La secrétaire générale de l’OIF, Louise Mushikiwabo, à Paris, le 7 janvier 2019. / LIONEL BONAVENTURE / AFP

L’Organisation internationale de la francophonie (OIF), parfois perçue comme un outil d’influence de Paris, va-t-elle devenir celui de Paul Kagame ? Sa nouvelle secrétaire générale, la Rwandaise Louise Mushikiwabo, s’en défend, mais les analystes sont perplexes. « Il sera de son intérêt de ne pas apparaître comme le pion de Paul Kagame si elle veut survivre à la tête de cette institution », explique à l’AFP le philosophe camerounais Achille Mbembe.

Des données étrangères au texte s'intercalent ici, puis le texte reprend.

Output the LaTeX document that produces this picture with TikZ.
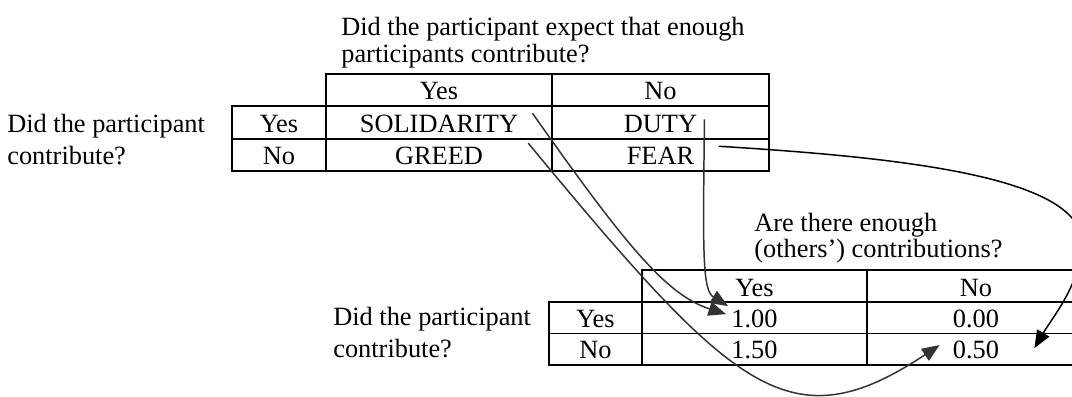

Mme Mushikiwabo, qui a pris ses fonctions jeudi 3 janvier, sait que son action sera observée de près. Elle a été l’objet de nombreuses critiques lors de son élection en octobre à la tête de l’OIF, qui ne l’ont cependant pas empêchée d’évincer la sortante canadienne, Michaëlle Jean. Ministre des affaires étrangères du Rwanda depuis décembre 2009, elle est une fidèle du président Paul Kagame, souvent dénoncé pour son traitement des droits humains. Une attitude contradictoire, selon les détracteurs de Mme Mushikiwabo, avec le « soutien aux droits de l’homme » qui figure parmi les missions premières dans la charte de l’OIF, sorte de mini-ONU regroupant 88 Etats et gouvernements (soit près de 300 millions de francophones).

Soutien d’Emmanuel Macron

« Le ou la secrétaire générale d’une organisation représente et met en œuvre la politique définie par l’ensemble des Etats membres, rappelle Jocelyn Coulon, chercheur au Centre d’études et de recherches internationales de Montréal. Elle devra donc défendre les décisions prises pour les Etats et je ne serais pas surpris de la voir publier des communiqués sur la situation au Rwanda. » Mme Mushikiwabo semble en être bien consciente : « Désormais, je ne suis plus ministre des affaires étrangères du Rwanda, assure-t-elle dans un entretien à l’AFP. Je travaille pour la Francophonie, je représente la Francophonie. »

Mais pour Antoine Glaser, écrivain et journaliste français spécialiste de l’Afrique, la Rwandaise ne réussira pas à s’affranchir de son ancienne tutelle. « Elle va rester totalement dans le giron de Paul Kagame », croit-il. Ainsi, « la priorité ne sera pas les droits de l’homme, cela s’est déjà vu dans ses premières déclarations, qui ont évoqué plutôt le bien-être, la santé… » Avec Mme Mushikiwabo à sa tête, l’OIF, jusqu’alors « outil d’influence de la France, va devenir l’outil d’influence de Paul Kagame ». En revanche, prédit Antoine Glaser, l’ancienne ministre « s’affranchira de la France », traditionnelle puissance tutélaire de l’OIF.

La nouvelle secrétaire avait pu compter sur le soutien du président français, Emmanuel Macron, ce qui avait été perçu comme le symbole d’un réchauffement entre Paris et Kigali, dont les relations étaient exécrables en raison des accusations rwandaises sur un éventuel rôle français dans le génocide de 1994. Mme Mushikiwabo « est le petit gage qu’Emmanuel Macron a dû payer à Paul Kagame en contrepartie du léger réchauffement des relations entre la France et le Rwanda », estime Achille Mbembe.

Adoubement ostentatoire

C’est à Paris, en mai 2018, que M. Kagame a annoncé la candidature de sa ministre à la tête de l’OIF, qui plus est lors d’une conférence de presse conjointe avec Emmanuel Macron : cet adoubement ostentatoire a fait grincer nombre de dents en Afrique, où la Francophonie est souvent perçue comme un instrument au service de la France, premier contributeur financier de l’OIF. Il y a cependant « une vraie volonté d’Emmanuel Macron de sortir de la Françafrique et de s’appuyer sur l’Union africaine », explique M. Glaser. Il n’y aura donc « pas de pression directe de la France sur Mme Mushikiwabo ».

Dans son message de félicitations à sa prise de fonctions, la France a cependant pris bien soin d’évoquer les « droits de l’homme » parmi les « valeurs francophones » à défendre. « Comme traditionnellement, la France ne s’occupe de l’OIF qu’au moment du renouvellement » du numéro un : Mme Mushikiwabo ne devrait donc pas se voir dicter sa conduite par Paris, juge Pierre-André Wiltzer, ancien ministre français de la francophonie (2002-2004), qui accuse M. Macron de s’être « servi de l’OIF comme d’un joujou pour une opération diplomatique ».